_Work to do_: Search the data for the word "matplotlib" and copy every line where it occurs.

# START OF Supplied records

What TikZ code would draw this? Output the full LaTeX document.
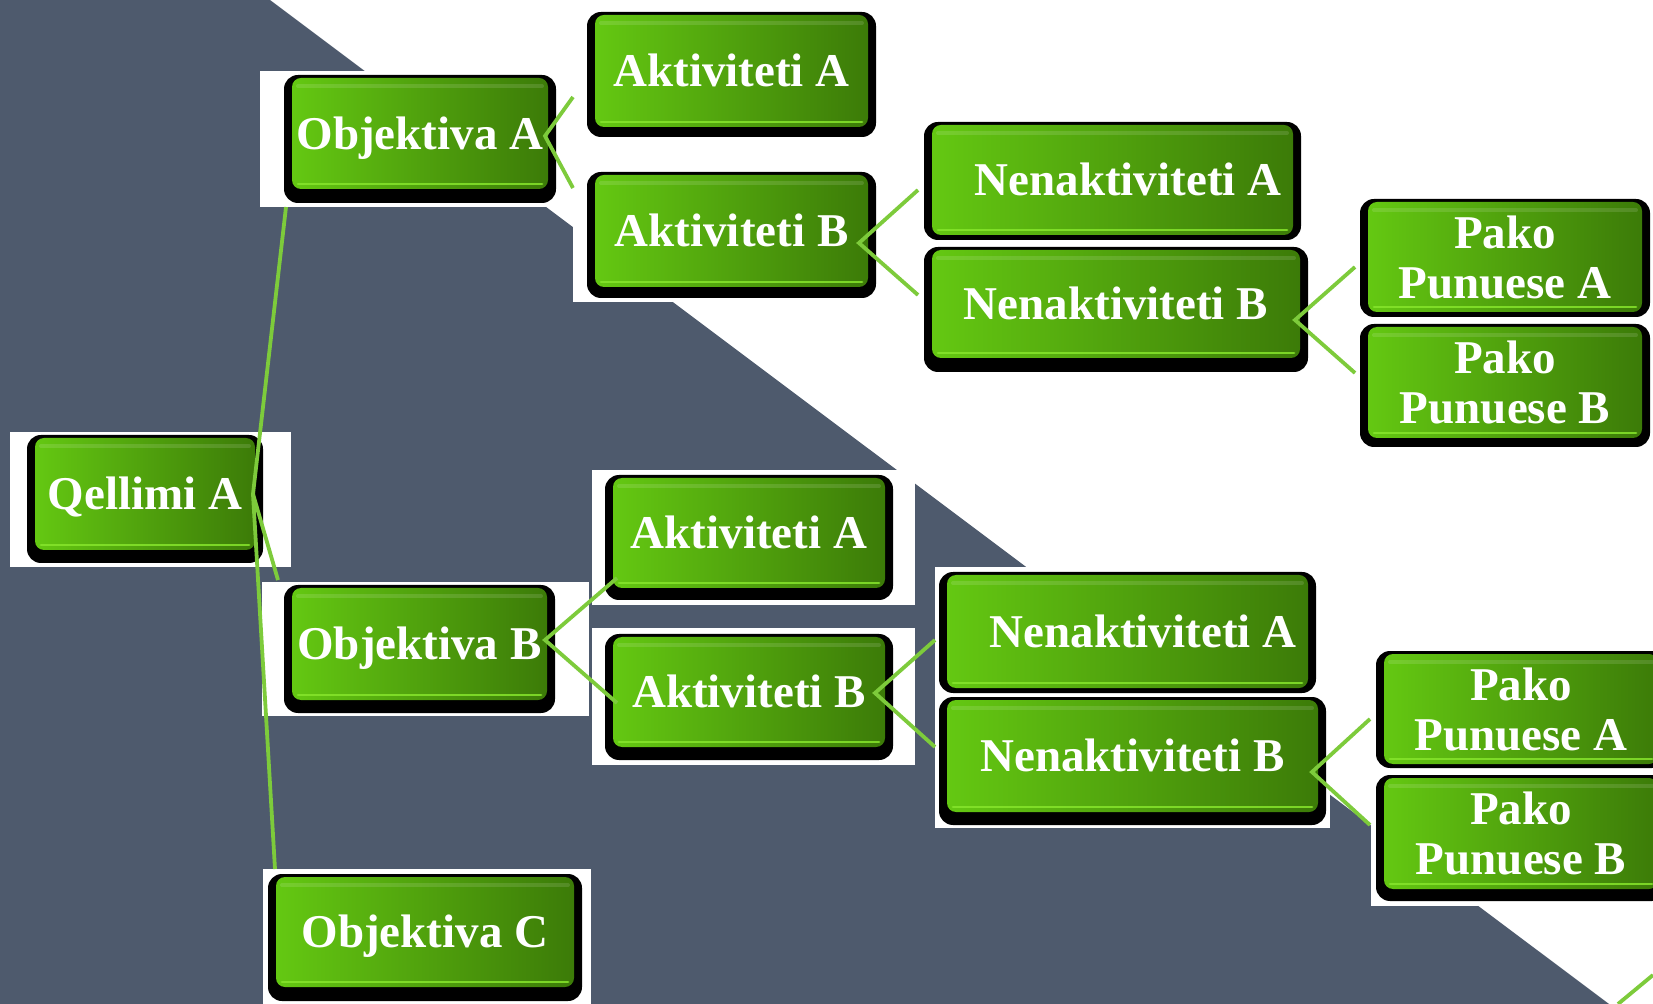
\documentclass[tikz,border=0pt]{standalone}
\usepackage{fontspec}
\setmainfont{Liberation Serif}
\usetikzlibrary{calc}
\pgfdeclarelayer{bglayer}
\pgfdeclarelayer{shadowlayer}
\pgfsetlayers{bglayer,shadowlayer,main}
\definecolor{slate}{HTML}{4E5A6D}
\definecolor{gBright}{HTML}{64C812}
\definecolor{gMid}{HTML}{55B00D}
\definecolor{gDark}{HTML}{3C7B08}
\definecolor{gLine}{HTML}{7DCB3B}
\definecolor{gHi}{HTML}{86E52C}
\tikzset{
  face/.style={rectangle, rounded corners=4.5pt, inner sep=0pt, outer sep=0pt,
    left color=gBright, middle color=gMid, right color=gDark,
    text=white, font=\fontsize{23.5pt}{25pt}\selectfont\bfseries},
  oneline/.style={text height=15.6pt, text depth=0pt},
  twoline/.style={align=center},
  hilite/.style={gHi, line width=1.4pt, line cap=round, opacity=0.85},
  toplite/.style={white, line width=2pt, line cap=round, opacity=0.12},
  shadowbox/.style={fill=black, rounded corners=7pt},
  whitebg/.style={fill=white},
  conn/.style={gLine, line width=1.9pt}
}
% name, x1, y1, x2, y2, bottom shadow, options, text
\newcommand{\gbox}[8]{%
  \begin{pgfonlayer}{shadowlayer}
    \path[shadowbox] (#2-8,#3-3) rectangle (#4+8,#5+#6);
  \end{pgfonlayer}
  \pgfmathsetmacro{\gbw}{(#4-#2)*0.5}%
  \pgfmathsetmacro{\gbh}{(#5-#3)*0.5}%
  \node[face, minimum width=\gbw pt, minimum height=\gbh pt, #7] (#1) at ({(#2+#4)/2},{(#3+#5)/2}) {#8};
  \draw[hilite] (#2+6,#5-5) -- (#4-6,#5-5);
  \draw[toplite] (#2+6,#3+8) -- (#4-6,#3+8);
}
\begin{document}
\begin{tikzpicture}[x=0.5pt, y=-0.5pt]
\useasboundingbox (0,0) rectangle (1653,1004);
\begin{pgfonlayer}{bglayer}
  \fill[white] (0,0) rectangle (1653,1004);
  \fill[slate] (0,0) -- (270,0) -- (1609,1004) -- (0,1004) -- cycle;
  % white picture backgrounds
  \path[whitebg] (10,432) rectangle (291,567);
  \path[whitebg] (260,71) rectangle (573,207);
  \path[whitebg] (573,168) rectangle (885,302);
  \path[whitebg] (262,582) rectangle (589,716);
  \path[whitebg] (592,470) rectangle (915,605);
  \path[whitebg] (592,628) rectangle (915,765);
  \path[whitebg] (935,567) rectangle (1330,828);
  \path[whitebg] (1371,645) rectangle (1653,906);
  \path[whitebg] (263,869) rectangle (591,1004);
\end{pgfonlayer}

\gbox{Q}{35}{438}{255}{550}{13}{oneline}{Qellimi A}
\gbox{OA}{292}{78}{548}{189}{14}{oneline}{Objektiva A}
\gbox{OB}{292}{588}{547}{700}{13}{oneline}{Objektiva B}
\gbox{OC}{276}{877}{574}{987}{14}{oneline}{Objektiva C}
\gbox{AA1}{595}{15}{868}{127}{10}{oneline}{Aktiviteti A}
\gbox{AB1}{595}{175}{868}{287}{11}{oneline}{Aktiviteti B}
\gbox{NA1}{932}{125}{1293}{235}{5}{oneline}{\hspace*{15.5pt}Nenaktiviteti A}
\gbox{NB1}{932}{250}{1300}{358}{14}{oneline}{Nenaktiviteti B}
\gbox{PA1}{1368}{202}{1642}{312}{5}{twoline}{Pako\\Punuese A}
\gbox{PB1}{1368}{327}{1642}{438}{9}{twoline}{Pako\\Punuese B}
\gbox{AA2}{613}{478}{885}{588}{12}{oneline}{Aktiviteti A}
\gbox{AB2}{613}{637}{885}{747}{13}{oneline}{Aktiviteti B}
\gbox{NA2}{947}{575}{1308}{688}{5}{oneline}{\hspace*{15.5pt}Nenaktiviteti A}
\gbox{NB2}{947}{700}{1318}{812}{13}{oneline}{Nenaktiviteti B}
\gbox{PA2}{1384}{654}{1658}{764}{4}{twoline}{Pako\\Punuese A}
\gbox{PB2}{1384}{778}{1658}{889}{12}{twoline}{Pako\\Punuese B}

% connector junction points and ends
\coordinate (jQ) at (253,494);
\coordinate (eOA) at (286,207);
\coordinate (eOB) at (278,580);
\coordinate (eOC) at (275,869);
\coordinate (jOA) at (545,136);
\coordinate (eAA1) at (573,97);
\coordinate (eAB1) at (573,188);
\coordinate (jAB1) at (859,243);
\coordinate (eNA1) at (918,190);
\coordinate (eNB1) at (918,295);
\coordinate (jNB1) at (1295,320);
\coordinate (ePA1) at (1355,267);
\coordinate (ePB1) at (1355,373);
\coordinate (jOB) at (545,640);
\coordinate (eAA2) at (617,578);
\coordinate (eAB2) at (617,703);
\coordinate (jAB2) at (875,693);
\coordinate (eNA2) at (935,640);
\coordinate (eNB2) at (935,747);
\coordinate (jNB2) at (1312,772);
\coordinate (ePA2) at (1370,719);
\coordinate (ePB2) at (1370,825);
\coordinate (sA) at (1618,1004);
\coordinate (sB) at (1653,975);

\draw[conn] (eOA) -- (jQ) -- (eOB);
\draw[conn] (jQ) -- (eOC);
\draw[conn] (eAA1) -- (jOA) -- (eAB1);
\draw[conn] (eNA1) -- (jAB1) -- (eNB1);
\draw[conn] (ePA1) -- (jNB1) -- (ePB1);
\draw[conn] (eAA2) -- (jOB) -- (eAB2);
\draw[conn] (eNA2) -- (jAB2) -- (eNB2);
\draw[conn] (ePA2) -- (jNB2) -- (ePB2);
\draw[conn] (sA) -- (sB);
\end{tikzpicture}
\end{document}
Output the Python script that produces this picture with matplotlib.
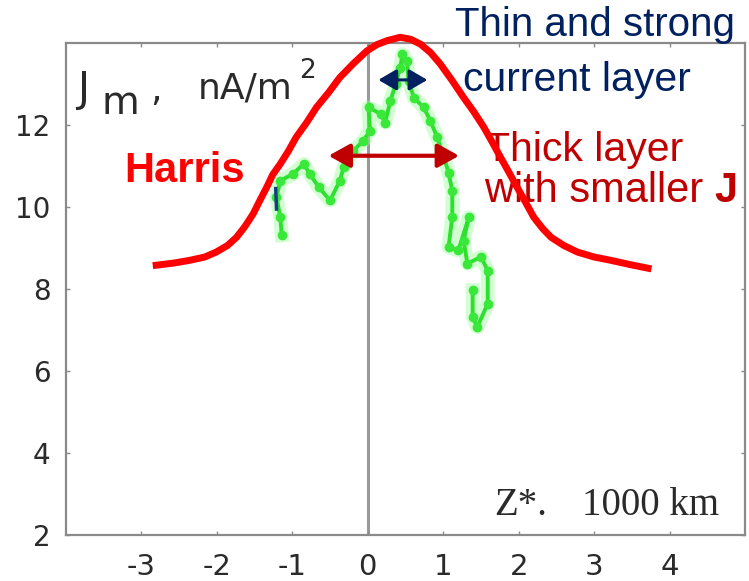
import matplotlib
matplotlib.use("Agg")
import matplotlib.pyplot as plt

# Z* (1000 km) and current density (nA/m^2)
harris_z = [-2.85, -2.58, -2.36, -2.16, -2.01, -1.86, -1.74, -1.63, -1.52, -1.43, -1.34, -1.26,
            -1.16, -1.05, -0.95, -0.81, -0.68, -0.52, -0.37, -0.19, -0.01, 0.12, 0.26, 0.43,
            0.57, 0.70, 0.83, 0.96, 1.12, 1.27, 1.41, 1.54, 1.65, 1.76, 1.87, 1.98, 2.09,
            2.20, 2.32, 2.43, 2.60, 2.78, 3.00, 3.22, 3.49, 3.76]
harris_j = [8.57, 8.63, 8.70, 8.78, 8.90, 9.06, 9.26, 9.52, 9.83, 10.16, 10.48, 10.79,
            11.05, 11.37, 11.70, 12.06, 12.43, 12.79, 13.16, 13.50, 13.81, 13.96, 14.06, 14.14,
            14.09, 13.97, 13.77, 13.49, 13.08, 12.67, 12.31, 11.94, 11.58, 11.21, 10.85, 10.48,
            10.12, 9.75, 9.47, 9.26, 9.06, 8.90, 8.78, 8.70, 8.59, 8.49]

obs_z = [-1.14, -1.16, -1.21, -1.16, -0.99, -0.85, -0.77, -0.65, -0.50, -0.37, -0.32, -0.19,
         -0.06, 0.03, 0.01, 0.17, 0.23, 0.30, 0.37, 0.43, 0.46, 0.52, 0.54, 0.61, 0.74, 0.83,
         0.92, 1.01, 1.07, 1.12, 1.12, 1.07, 1.20, 1.34, 1.27, 1.32, 1.50, 1.59, 1.59, 1.45,
         1.39, 1.39]
obs_j = [9.31, 9.75, 10.24, 10.64, 10.81, 11.05, 10.81, 10.48, 10.16, 10.64, 10.97, 11.37,
         11.62, 11.86, 12.43, 12.27, 12.06, 12.59, 13.00, 13.40, 13.73, 13.57, 13.08, 12.67,
         12.43, 12.10, 11.70, 11.21, 10.84, 10.40, 9.75, 9.02, 8.94, 9.75, 9.18, 8.62, 8.78,
         8.45, 7.64, 7.07, 7.32, 7.97]

# short dark-blue streak in the observed trace
streak_z = [-1.22, -1.21]
streak_j = [10.45, 9.95]

x_ticks = [-3, -2, -1, 0, 1, 2, 3, 4]
x_labels = ["-3", "-2", "-1", "0", "1", "2", "3", "4"]
y_ticks = [2, 4, 6, 8, 10, 12]
y_labels = ["2", "4", "6", "8", "10", "12"]

# thin (navy) and thick (dark red) layer widths: z0, z1, level
thin_span = (0.14, 0.79, 13.10)
thick_span = (-0.52, 1.21, 11.25)

NAVY = "#002060"
DARK_RED = "#c00000"
GRAY = "#8a8a8a"
TEXT_GRAY = "#2a2a2a"

fig = plt.figure(figsize=(7.49, 5.81), dpi=100)
ax = fig.add_axes([66 / 749, 1 - 535 / 581, (745 - 66) / 749, (535 - 43) / 581])
ax.set_xlim(-4, 5)
ax.set_ylim(2, 14)

for sp in ax.spines.values():
    sp.set_color(GRAY)
    sp.set_linewidth(1.6)

ax.set_xticks(x_ticks)
ax.set_xticklabels(x_labels)
ax.set_yticks(y_ticks)
ax.set_yticklabels(y_labels)
ax.tick_params(axis="both", direction="in", length=3, width=1, color=GRAY,
               top=True, right=True, labelcolor=TEXT_GRAY)
ax.tick_params(axis="x", pad=13, labelsize=21)
ax.tick_params(axis="y", pad=11, labelsize=20)

ax.axvline(0, color="#9a9a9a", lw=2.2, zorder=1)

# observed profile: soft glow + line + dots
ax.plot(obs_z, obs_j, color="#9cff9c", lw=10, alpha=0.45, solid_joinstyle="round", zorder=2)
ax.plot(obs_z, obs_j, color="#2ee02e", lw=2.8, marker="o", ms=6, mfc="#3ae83a",
        mec="#3ae83a", zorder=3)
ax.plot(streak_z, streak_j, color="#1a3a8a", lw=2.5, zorder=3)

# Harris profile
ax.plot(harris_z, harris_j, color="#ff0000", lw=5, solid_joinstyle="round",
        solid_capstyle="butt", clip_on=False, zorder=6)

# width arrows
ax.annotate("", xy=(thin_span[0], thin_span[2]), xytext=(thin_span[1], thin_span[2]),
            arrowprops=dict(arrowstyle="<|-|>,head_length=0.55,head_width=0.32",
                            mutation_scale=20, lw=2.2, color=NAVY,
                            shrinkA=0, shrinkB=0), zorder=5)
ax.annotate("", xy=(thick_span[0], thick_span[2]), xytext=(thick_span[1], thick_span[2]),
            arrowprops=dict(arrowstyle="<|-|>,head_length=0.65,head_width=0.36",
                            mutation_scale=20, lw=3, color=DARK_RED,
                            shrinkA=0, shrinkB=0), zorder=5)

# y label "J_m, nA/m^2"
lab = dict(color=TEXT_GRAY, family="DejaVu Sans", va="baseline")
ax.text(-3.85, 12.59, "J", fontsize=29, **lab)
ax.text(-3.53, 12.28, "m", fontsize=28, **lab)
ax.text(-2.88, 12.59, ",", fontsize=26, **lab)
unit = ax.text(-2.26, 12.64, "nA/m", fontsize=26, **lab)
ax.annotate("2", xy=(1, 1), xycoords=unit, xytext=(5, -9), textcoords="offset points",
            fontsize=19, color=TEXT_GRAY, family="DejaVu Sans", va="bottom", ha="left")

ax.text(-3.23, 10.60, "Harris", fontsize=30, color="#ff0000", fontweight="bold",
        family="Liberation Sans", va="baseline", zorder=4)

ax.text(1.16, 14.17, "Thin and strong", fontsize=29, color=NAVY, family="Liberation Sans",
        va="baseline", clip_on=False, zorder=4)
ax.text(1.26, 12.84, "current layer", fontsize=29.5, color=NAVY, family="Liberation Sans",
        va="baseline", zorder=4)

ax.text(1.56, 11.13, "Thick layer", fontsize=29.5, color=DARK_RED, family="Liberation Sans",
        va="baseline", zorder=4)
smaller = ax.text(1.54, 9.91, "with smaller", fontsize=30, color=DARK_RED,
                  family="Liberation Sans", va="bottom", zorder=4)
ax.annotate("J", xy=(1, 0), xycoords=smaller, xytext=(8, 0), textcoords="offset points",
            fontsize=30, color=DARK_RED, fontweight="bold", family="Liberation Sans",
            va="bottom", ha="left", annotation_clip=False, zorder=4)

ax.text(1.67, 2.49, "Z*.", fontsize=28, color=TEXT_GRAY, family="Liberation Serif",
        va="baseline")
ax.text(2.84, 2.49, "1000 km", fontsize=28, color=TEXT_GRAY, family="Liberation Serif",
        va="baseline")

fig.savefig("out.png", dpi=100)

# END OF Supplied records

_Response to the task_:
Output the Python script that produces this picture with matplotlib.
import matplotlib
matplotlib.use("Agg")
import matplotlib.pyplot as plt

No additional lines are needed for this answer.